Centro Direzionale: all’alberghetto del sesso c’era anche un prete
Napoli, Centro Direzionale: all’alberghetto del sesso si recava anche un prete
Napoli, scoperta al Centro Direzionale una vera e propria casa di prostituzione, all’alberghetto del sesso si recava anche un prete. Secondo quanto riportato su Fanpage.it, si trattava di un B&B trasformato in un luogo di perdizione. I clienti che lo frequentavano erano insospettabili, tra questi anche un parroco già coinvolto in un altro procedimento giudiziario. Quattro le persone indagate dalla Procura di Napoli, tutte gravemente indiziate di sfruttamento e favoreggiamento della prostituzione. Tre di loro sono state sottoposte all’obbligo di presentazione alla polizia giudiziaria, mentre la quarta al divieto di dimora in Campania.
La struttura scoperta grazie alle indagini sul prete di Presenzano
Il 23 febbraio pubblicavamo un articolo sul prete pedofilo di Presenzano, per il quale sono stati chiesti otto anni e sei mesi di carcere dalla Procura di Santa Maria Capua Vetere. L’ex prete è finito sotto processo per abusi sessuali su minori, induzione alla prostituzione minorile e possesso di materiale pedopornografico. Nel corso delle indagini si è scoperta la frequentazione del prete del B&B, che si è rivelato una vera e propria casa di prostituzione. La struttura promuoveva la sua attività attraverso annunci online.
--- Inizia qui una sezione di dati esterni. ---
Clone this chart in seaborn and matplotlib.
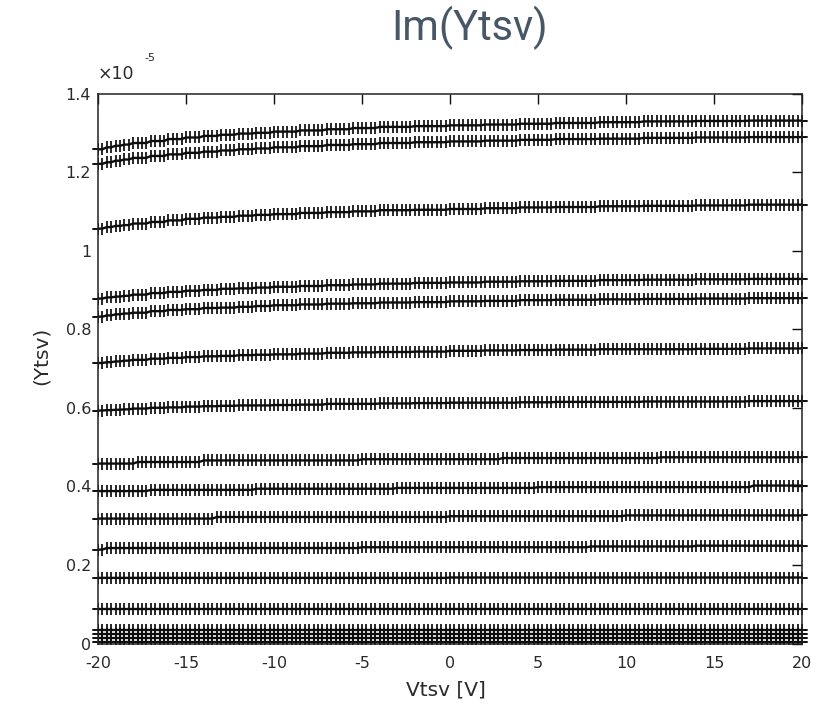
import numpy as np
import pandas as pd
import matplotlib
matplotlib.use("Agg")
import matplotlib.pyplot as plt
import seaborn as sns

# ---------------- data (values in units of 1e-5) ----------------
VOLTAGE_START = -20.0
VOLTAGE_STOP = 20.0
VOLTAGE_STEP = 0.25

# breakpoints (V) where the quantised reading changes, for the curved traces
CURVE_BREAKS = [-20, -19.5, -19, -18.5, -18, -17, -16, -15, -14, -13, -12, -11, -10,
                -8.5, -7, -5.5, -4, -2, 0, 2, 4, 6, 8.5, 11, 14, 17]

LEVELS_1 = [1.258, 1.263, 1.267, 1.270, 1.274, 1.279, 1.284, 1.288, 1.292, 1.295, 1.298, 1.300, 1.303,
            1.306, 1.309, 1.312, 1.315, 1.317, 1.319, 1.321, 1.323, 1.325, 1.327, 1.329, 1.330, 1.331]
LEVELS_2 = [1.221, 1.225, 1.229, 1.232, 1.236, 1.241, 1.245, 1.249, 1.252, 1.255, 1.258, 1.260, 1.263,
            1.266, 1.269, 1.271, 1.274, 1.276, 1.278, 1.280, 1.282, 1.284, 1.285, 1.287, 1.288, 1.289]
LEVELS_3 = [1.056, 1.060, 1.063, 1.065, 1.069, 1.073, 1.077, 1.081, 1.084, 1.086, 1.089, 1.091, 1.093,
            1.096, 1.098, 1.100, 1.103, 1.104, 1.106, 1.108, 1.110, 1.111, 1.113, 1.114, 1.115, 1.117]
LEVELS_4 = [0.878, 0.881, 0.883, 0.885, 0.888, 0.892, 0.895, 0.898, 0.900, 0.903, 0.904, 0.906, 0.908,
            0.910, 0.912, 0.914, 0.916, 0.918, 0.919, 0.921, 0.922, 0.923, 0.925, 0.926, 0.927, 0.928]
LEVELS_5 = [0.832, 0.835, 0.838, 0.840, 0.842, 0.846, 0.849, 0.851, 0.854, 0.855, 0.857, 0.859, 0.861,
            0.863, 0.865, 0.866, 0.868, 0.869, 0.871, 0.872, 0.874, 0.875, 0.876, 0.877, 0.878, 0.879]
LEVELS_6 = [0.714, 0.716, 0.718, 0.720, 0.722, 0.725, 0.727, 0.729, 0.731, 0.732, 0.734, 0.735, 0.736,
            0.738, 0.740, 0.741, 0.742, 0.743, 0.745, 0.746, 0.747, 0.748, 0.749, 0.749, 0.750, 0.751]
LEVELS_7 = [0.593, 0.594, 0.595, 0.596, 0.598, 0.600, 0.601, 0.603, 0.604, 0.605, 0.606, 0.606, 0.607,
            0.608, 0.610, 0.610, 0.611, 0.612, 0.613, 0.613, 0.614, 0.615, 0.615, 0.616, 0.616, 0.617]

# nearly flat traces: own breakpoints and levels
BREAKS_8 = [-20, -17.8, -14, -5, 3, 12]
LEVELS_8 = [0.458, 0.462, 0.466, 0.469, 0.472, 0.474]
BREAKS_9 = [-20, -17.2, -11.2, -3, 5, 17.2]
LEVELS_9 = [0.388, 0.391, 0.394, 0.396, 0.398, 0.402]
BREAKS_10 = [-20, -13.4, 0, 10]
LEVELS_10 = [0.318, 0.322, 0.324, 0.326]
BREAKS_11 = [-20, -19.5, -5, 8, 14]
LEVELS_11 = [0.239, 0.243, 0.245, 0.247, 0.249]
BREAKS_12 = [-20, 0]
LEVELS_12 = [0.167, 0.168]
BREAKS_13 = [-20]
LEVELS_13 = [0.087]
BREAKS_14 = [-20]
LEVELS_14 = [0.035]
BREAKS_15 = [-20]
LEVELS_15 = [0.024]
BREAKS_16 = [-20]
LEVELS_16 = [0.013]
BREAKS_17 = [-20]
LEVELS_17 = [0.003]

X_TICKS = [-20, -15, -10, -5, 0, 5, 10, 15, 20]
X_TICK_LABELS = ["-20", "-15", "-10", "-5", "0", "5", "10", "15", "20"]
Y_TICKS = [0, 0.2, 0.4, 0.6, 0.8, 1.0, 1.2, 1.4]
Y_TICK_LABELS = ["0", "0.2", "0.4", "0.6", "0.8", "1", "1.2", "1.4"]
TITLE = "Im(Ytsv)"
X_LABEL = "Vtsv [V]"
Y_LABEL = "(Ytsv)"
EXPONENT = "-5"

# ---------------- build long table ----------------
voltage = np.arange(VOLTAGE_START, VOLTAGE_STOP + VOLTAGE_STEP / 2, VOLTAGE_STEP)

series_specs = [
    (CURVE_BREAKS, LEVELS_1), (CURVE_BREAKS, LEVELS_2), (CURVE_BREAKS, LEVELS_3),
    (CURVE_BREAKS, LEVELS_4), (CURVE_BREAKS, LEVELS_5), (CURVE_BREAKS, LEVELS_6),
    (CURVE_BREAKS, LEVELS_7), (BREAKS_8, LEVELS_8), (BREAKS_9, LEVELS_9),
    (BREAKS_10, LEVELS_10), (BREAKS_11, LEVELS_11), (BREAKS_12, LEVELS_12),
    (BREAKS_13, LEVELS_13), (BREAKS_14, LEVELS_14), (BREAKS_15, LEVELS_15),
    (BREAKS_16, LEVELS_16), (BREAKS_17, LEVELS_17),
]

frames = []
for i, (brk, lev) in enumerate(series_specs):
    idx = np.searchsorted(np.asarray(brk, float), voltage, side="right") - 1
    y = np.asarray(lev, float)[idx]
    frames.append(pd.DataFrame({"V": voltage, "Y": y, "trace": i}))
df = pd.concat(frames, ignore_index=True)

# ---------------- style ----------------
sns.set_style("white")
plt.rcParams["font.family"] = ["DejaVu Sans"]
plt.rcParams["axes.unicode_minus"] = False

INK = "#0d0d0d"
TEXT = "#2a2a2a"

fig = plt.figure(figsize=(8.36, 7.14), dpi=100)
ax = fig.add_axes([98 / 836, 1 - 643.5 / 714, (802 - 98) / 836, (643.5 - 93.5) / 714])

sns.lineplot(data=df, x="V", y="Y", units="trace", estimator=None, color=INK,
             marker="|", markersize=8.3, markeredgewidth=1.25, markeredgecolor=INK,
             markerfacecolor=INK, linewidth=1.7, legend=False, ax=ax)

# short stubs at the line ends (MATLAB draws them slightly past the box)
for i, g in df.groupby("trace"):
    v0, v1 = g["V"].iloc[0], g["V"].iloc[-1]
    ax.plot([v0 - 0.3, v0], [g["Y"].iloc[0]] * 2, color=INK, lw=1.4, clip_on=False)
    ax.plot([v1, v1 + 0.3], [g["Y"].iloc[-1]] * 2, color=INK, lw=1.4, clip_on=False)

ax.set_xlim(X_TICKS[0], X_TICKS[-1])
ax.set_ylim(Y_TICKS[0], Y_TICKS[-1])
ax.set_xticks(X_TICKS)
ax.set_xticklabels(X_TICK_LABELS)
ax.set_yticks(Y_TICKS)
ax.set_yticklabels(Y_TICK_LABELS)
ax.tick_params(direction="in", length=7, width=1.0, top=True, right=True,
               labelsize=11.5, colors=INK, labelcolor=TEXT)
ax.tick_params(axis="x", pad=9)
ax.tick_params(axis="y", pad=5)
for s in ax.spines.values():
    s.set_color("#222222")
    s.set_linewidth(1.1)
    s.set_visible(True)

ax.set_xlabel("")
ax.set_ylabel("")
fig.text(446 / 836, 1 - 690 / 714, X_LABEL, ha="center", va="center",
         fontsize=14.5, color=TEXT)
fig.text(41 / 836, 1 - 356 / 714, Y_LABEL, ha="center", va="center",
         rotation=90, fontsize=14.5, color=TEXT)

# exponent label
fig.text(98 / 836, 1 - 74 / 714, "\u00d710", ha="left", va="center",
         fontsize=12.5, color=TEXT)
fig.text(144 / 836, 1 - 58 / 714, EXPONENT, ha="left", va="center",
         fontsize=8, color=TEXT)

# title
fig.text(470 / 836, 1 - 28 / 714, TITLE, ha="center", va="center",
         fontsize=30, color="#475766", family=["Roboto", "DejaVu Sans"])

fig.savefig("out.png", dpi=100, facecolor="white")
L’attività di prostituzione riguardava tutti, sia uomini che donne. I gestori dell’apparente B&B, dalle indagini si è scoperto che ottenevano da questa attività illecita, lauti guadagni, in quanto la casa di appuntamenti era ben frequentata. Da qui le misure cautelari emesse ieri 6 marzo 2023 dal giudice per le indagini preliminari del Tribunale di Napoli per sfruttamento e favoreggiamento della prostituzione nei confronti dei quattro indagati.
I casi di abusi su minori nella Chiesa, anche papa Ratzinger ne era al corrente
Secondo quanto riportato sull’editoriale Domani, i dati raccolti dalla Rete L’Abuso, nel nostro paese negli ultimi 15 anni si contano 325 sacerdoti denunciati per pedofilia, di cui 161 condannati in via definitiva. Un report dalla Baviera ha rivelato che nella sola diocesi di Monaco e Frisinga, nell’arco di 74 anni sarebbero stati abusati 500 bambini e bambine fra gli 8 e i 14 anni e che Joseph Ratzinger, da cardinale, ne sarebbe stato al corrente.
Nella chiesa francese dal 1950 si conterebbero 216 mila minori vittime di tremila preti, a cui si aggiungono altri 114 mila abusati da laici all’interno delle istituzioni ecclesiastiche. In Nuova Zelanda la pedofilia riguarderebbe addirittura il 14 per cento del clero.
Gli stupri non di rado si protraggono per anni, a volte anche per decenni, lasciando segni indelebili nelle vittime, costrette spesso a fare i conti con le conseguenze fisiche e psicologiche delle violenza per il resto della vita.
E la Chiesa istituzionale come reagisce? Cura, sostiene, protegge. Non le vittime ma i preti. La prassi consolidata quando viene segnalato un caso di pedofilia è sempre la stessa: non denunciare alle autorità. Lo scandalo si evita spostando il prete in un’altra parrocchia o ricoverandolo per un periodo in una delle inavvicinabili strutture per la riabilitazione dei preti sparse per l’Italia. Le autorità ecclesiastiche non hanno l’obbligo giuridico di denunciare gli abusi, tantomeno devono rendere conto degli esiti dei processi interni, così si trincerano dietro al silenzio.
C’è addirittura chi, dopo una denuncia per pedofilia, riprende a fare il parroco sotto falso nome in un altro posto, come don Silverio Mura, prete della diocesi di Napoli, diventato don Saverio Aversano a Montù Beccaria, in provincia di Pavia.